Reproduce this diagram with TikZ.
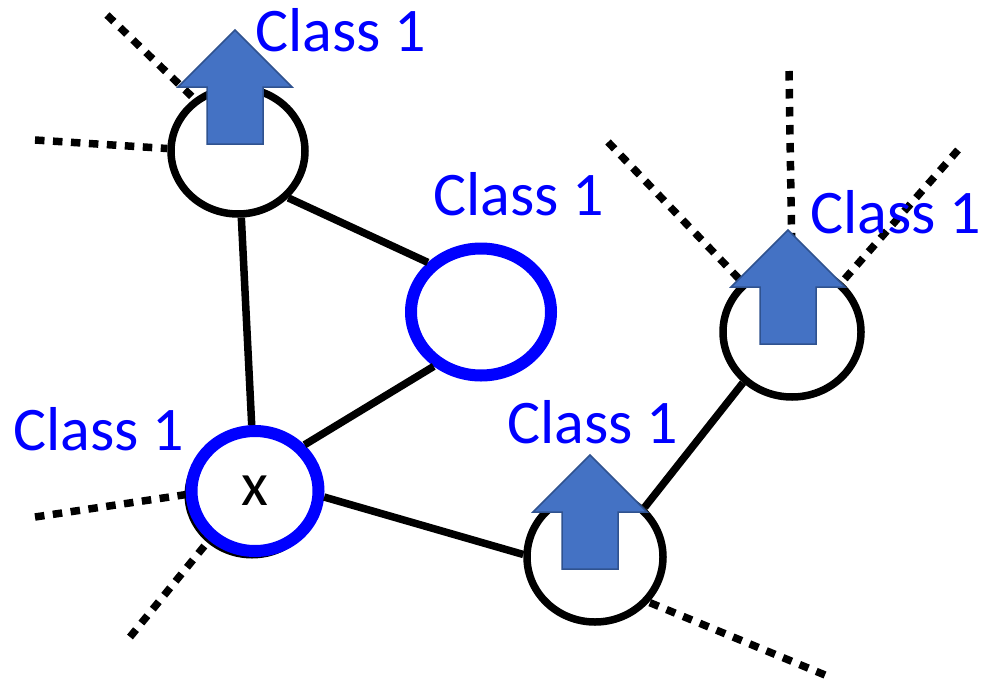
\documentclass[tikz,border=0pt]{standalone}
\usepackage{fontspec}
\setmainfont{Carlito}
\usetikzlibrary{shapes.geometric}
\definecolor{ringblue}{RGB}{0,0,255}
\definecolor{arrowfill}{RGB}{68,114,196}
\definecolor{arrowedge}{RGB}{47,82,143}
\tikzset{
  vertex/.style={ellipse, draw, line width=7.5pt, fill=white, inner sep=0pt},
  bluevertex/.style={vertex, draw=ringblue, line width=12pt},
  edge/.style={line width=7.5pt},
  dotline/.style={line width=7.5pt, dash pattern=on 9.5pt off 8.5pt},
  classlabel/.style={anchor=base west, inner sep=0pt, text=ringblue, font=\fontsize{62}{70}\selectfont},
  classarrow/.style={fill=arrowfill, draw=arrowedge, line width=1.5pt, line join=miter},
}
\newcommand{\classArrow}[1]{%
  \draw[classarrow] (#1) ++(-28,0) -- ++(0,-57) -- ++(-29,0) -- ++(57,-57)
    -- ++(57,57) -- ++(-29,0) -- ++(0,57) -- cycle;}
\begin{document}
\begin{tikzpicture}[x=1pt,y=-1pt]
\useasboundingbox (0,0) rectangle (982,685);

% dark rims under the blue rings
\draw[line width=7pt] (252,495) ellipse (64 and 60);
\draw[line width=6pt] (483,314) ellipse (69 and 63);

% vertices
\node[vertex, minimum width=134pt, minimum height=126pt] (upper) at (238,151) {};
\node[bluevertex, minimum width=140pt, minimum height=127pt] (middle) at (481,312) {};
\node[bluevertex, minimum width=127pt, minimum height=120pt, font=\fontsize{62}{70}\selectfont] (x) at (255,491) {x};
\node[vertex, minimum width=136pt, minimum height=130pt] (lower) at (595,557) {};
\node[vertex, minimum width=138pt, minimum height=130pt] (far) at (792,332) {};

% edges
\draw[edge] (upper) -- (x);
\draw[edge] (upper.-43) -- (middle.137);
\draw[edge] (middle.229) -- (x.43);
\draw[edge] (x.-5) -- (lower.178);
\draw[edge] (lower.45) -- (far.226);

% loose ends
\coordinate (u1) at (35,140);
\coordinate (u2) at (107,15);
\coordinate (x1) at (35,517);
\coordinate (x2) at (130,637);
\coordinate (l1) at (825,675);
\coordinate (f1) at (608,142);
\coordinate (f2) at (789,71);
\coordinate (f3) at (958,150);
\draw[dotline] (u1) -- (upper.178);
\draw[dotline] (u2) -- (upper.130);
\draw[dotline] (x1) -- (x.183);
\draw[dotline] (x2) -- (x.227);
\draw[dotline] (l1) -- (lower.-40);
\draw[dotline] (f1) -- (far.135);
\draw[dotline] (f2) -- (far.90);
\draw[dotline] (f3) -- (far.45);

% class arrows
\classArrow{235,144}
\classArrow{590,569}
\classArrow{788,344}

% labels
\node[classlabel] (lblUpper) at (255,52) {Class 1};
\node[classlabel] (lblMiddle) at (433,215) {Class 1};
\node[classlabel] (lblX) at (13,450) {Class 1};
\node[classlabel] (lblLower) at (507,443) {Class 1};
\node[classlabel] (lblFar) at (810,233) {Class 1};
\end{tikzpicture}
\end{document}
* * *
PROBLEM DESCRIPTION: All the lines above are to be given again exactly as they read, with the pictures removed.

EXPECTED OUTPUT:
Reproduce this diagram with TikZ.
\documentclass[tikz,border=0pt]{standalone}
\usepackage{fontspec}
\setmainfont{Carlito}
\usetikzlibrary{shapes.geometric}
\definecolor{ringblue}{RGB}{0,0,255}
\definecolor{arrowfill}{RGB}{68,114,196}
\definecolor{arrowedge}{RGB}{47,82,143}
\tikzset{
  vertex/.style={ellipse, draw, line width=7.5pt, fill=white, inner sep=0pt},
  bluevertex/.style={vertex, draw=ringblue, line width=12pt},
  edge/.style={line width=7.5pt},
  dotline/.style={line width=7.5pt, dash pattern=on 9.5pt off 8.5pt},
  classlabel/.style={anchor=base west, inner sep=0pt, text=ringblue, font=\fontsize{62}{70}\selectfont},
  classarrow/.style={fill=arrowfill, draw=arrowedge, line width=1.5pt, line join=miter},
}
\newcommand{\classArrow}[1]{%
  \draw[classarrow] (#1) ++(-28,0) -- ++(0,-57) -- ++(-29,0) -- ++(57,-57)
    -- ++(57,57) -- ++(-29,0) -- ++(0,57) -- cycle;}
\begin{document}
\begin{tikzpicture}[x=1pt,y=-1pt]
\useasboundingbox (0,0) rectangle (982,685);

% dark rims under the blue rings
\draw[line width=7pt] (252,495) ellipse (64 and 60);
\draw[line width=6pt] (483,314) ellipse (69 and 63);

% vertices
\node[vertex, minimum width=134pt, minimum height=126pt] (upper) at (238,151) {};
\node[bluevertex, minimum width=140pt, minimum height=127pt] (middle) at (481,312) {};
\node[bluevertex, minimum width=127pt, minimum height=120pt, font=\fontsize{62}{70}\selectfont] (x) at (255,491) {x};
\node[vertex, minimum width=136pt, minimum height=130pt] (lower) at (595,557) {};
\node[vertex, minimum width=138pt, minimum height=130pt] (far) at (792,332) {};

% edges
\draw[edge] (upper) -- (x);
\draw[edge] (upper.-43) -- (middle.137);
\draw[edge] (middle.229) -- (x.43);
\draw[edge] (x.-5) -- (lower.178);
\draw[edge] (lower.45) -- (far.226);

% loose ends
\coordinate (u1) at (35,140);
\coordinate (u2) at (107,15);
\coordinate (x1) at (35,517);
\coordinate (x2) at (130,637);
\coordinate (l1) at (825,675);
\coordinate (f1) at (608,142);
\coordinate (f2) at (789,71);
\coordinate (f3) at (958,150);
\draw[dotline] (u1) -- (upper.178);
\draw[dotline] (u2) -- (upper.130);
\draw[dotline] (x1) -- (x.183);
\draw[dotline] (x2) -- (x.227);
\draw[dotline] (l1) -- (lower.-40);
\draw[dotline] (f1) -- (far.135);
\draw[dotline] (f2) -- (far.90);
\draw[dotline] (f3) -- (far.45);

% class arrows
\classArrow{235,144}
\classArrow{590,569}
\classArrow{788,344}

% labels
\node[classlabel] (lblUpper) at (255,52) {Class 1};
\node[classlabel] (lblMiddle) at (433,215) {Class 1};
\node[classlabel] (lblX) at (13,450) {Class 1};
\node[classlabel] (lblLower) at (507,443) {Class 1};
\node[classlabel] (lblFar) at (810,233) {Class 1};
\end{tikzpicture}
\end{document}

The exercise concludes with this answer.